[SUPPLIED MATERIAL start]
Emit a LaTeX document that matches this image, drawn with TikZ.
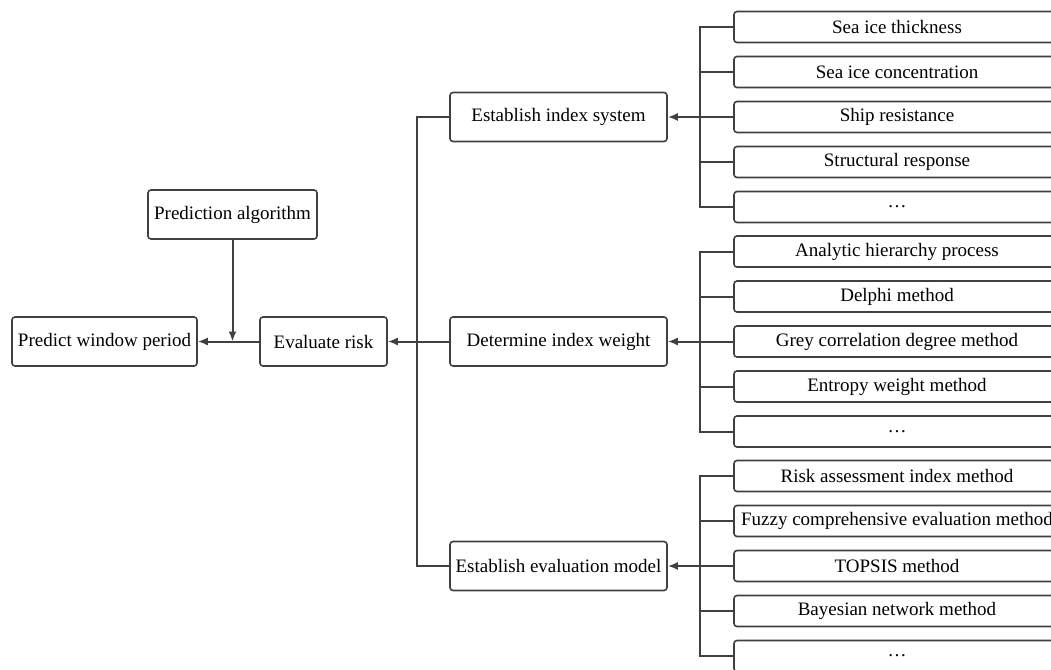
\documentclass[tikz,border=0pt]{standalone}
\usepackage{fontspec}
\setmainfont{Liberation Serif}
\usetikzlibrary{arrows.meta}
\definecolor{linegray}{HTML}{404040}
\tikzset{
	box/.style={draw=linegray, line width=1.6pt, rounded corners=3pt, fill=white,
		minimum height=49pt, inner sep=0pt, font=\fontsize{19}{22}\selectfont},
	leaf/.style={box, minimum width=326pt, minimum height=31pt},
	link/.style={draw=linegray, line width=2pt},
	arr/.style={link, -{Latex[length=10pt,width=8pt]}}
}
\begin{document}
\begin{tikzpicture}[x=1pt,y=-1pt]
		\clip (0,0) rectangle (1051,669);
		% left part
		\node[box, minimum width=169pt] (pred) at (232.5,214.5) {Prediction algorithm};
		\node[box, minimum width=185pt] (window) at (104.5,341.5) {Predict window period};
		\node[box, minimum width=127pt] (risk) at (323.5,341.5) {Evaluate risk};
		\draw[arr] (risk.west) -- (window.east);
		\draw[arr] (pred.south) -- (pred.south |- window.east);
		
		% middle
		\node[box, minimum width=217pt] (index) at (558.5,117) {Establish index system};
		\node[box, minimum width=217pt] (weight) at (558.5,341.5) {Determine index weight};
		\node[box, minimum width=217pt] (model) at (558.5,566) {Establish evaluation model};
		\coordinate (ltrunk) at (417,341.5);
		\draw[link] (index.west) -| (ltrunk) |- (model.west);
		\draw[arr] (weight.west) -- (risk.east);
		
		% leaves
		\foreach \t [count=\i] in {Sea ice thickness, Sea ice concentration, Ship resistance, Structural response, \dots}
		\node[leaf] (s\i) at (897,{117+45*(\i-3)}) {\t};
		\foreach \t [count=\i] in {Analytic hierarchy process, Delphi method, Grey correlation degree method, Entropy weight method, \dots}
		\node[leaf] (w\i) at (897,{341.5+45*(\i-3)}) {\t};
		\foreach \t [count=\i] in {Risk assessment index method, Fuzzy comprehensive evaluation method, TOPSIS method, Bayesian network method, \dots}
		\node[leaf] (m\i) at (897,{566+45*(\i-3)}) {\t};
		
		% branches
		\foreach \g/\mid in {s/index, w/weight, m/model} {
			\coordinate (\g trunk) at (700,0);
			\draw[link] (\g1.west) -| (\g trunk |- \g1.west) |- (\g5.west);
			\foreach \i in {2,4}
			\draw[link] (\g\i.west) -- (\g\i.west -| \g trunk);
			\draw[arr] (\g3.west) -- (\mid.east);
		}
\end{tikzpicture}
\end{document}
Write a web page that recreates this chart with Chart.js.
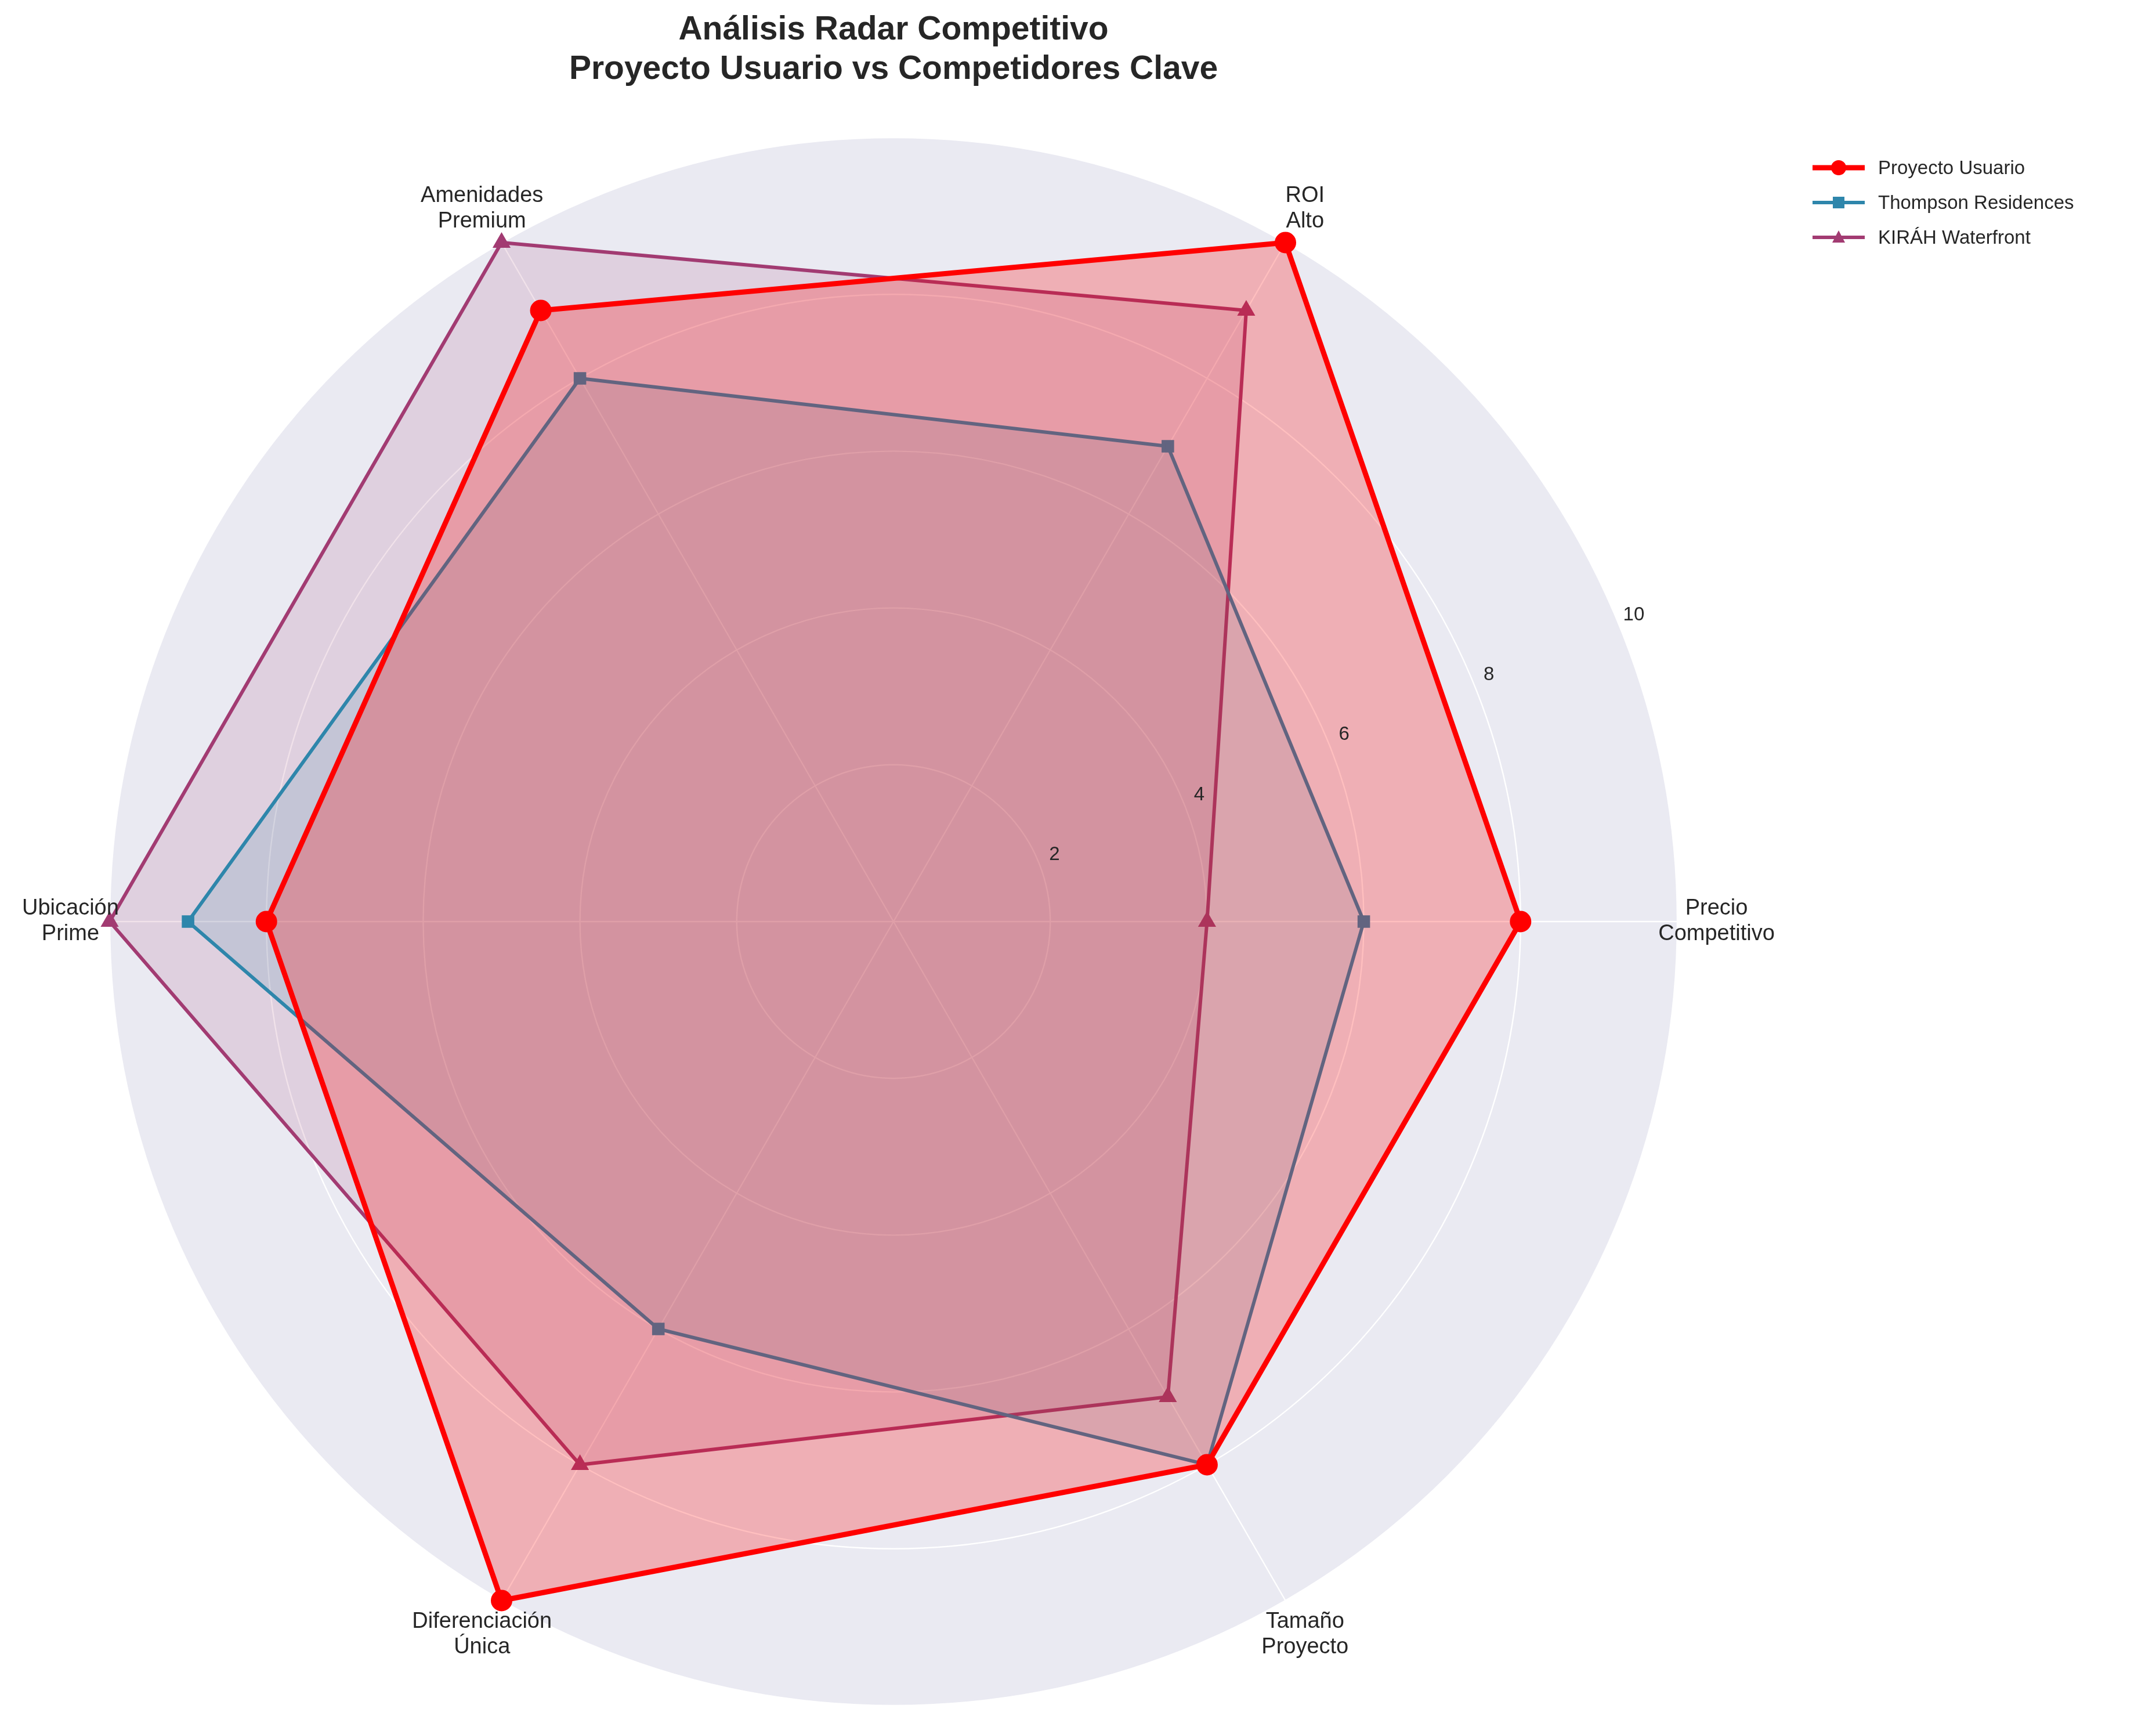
[SUPPLIED MATERIAL end]
* STATED TASK:
From the listing above, copy every line that holds the string "this".

* CORRECT RESPONSE:
Emit a LaTeX document that matches this image, drawn with TikZ.
Write a web page that recreates this chart with Chart.js.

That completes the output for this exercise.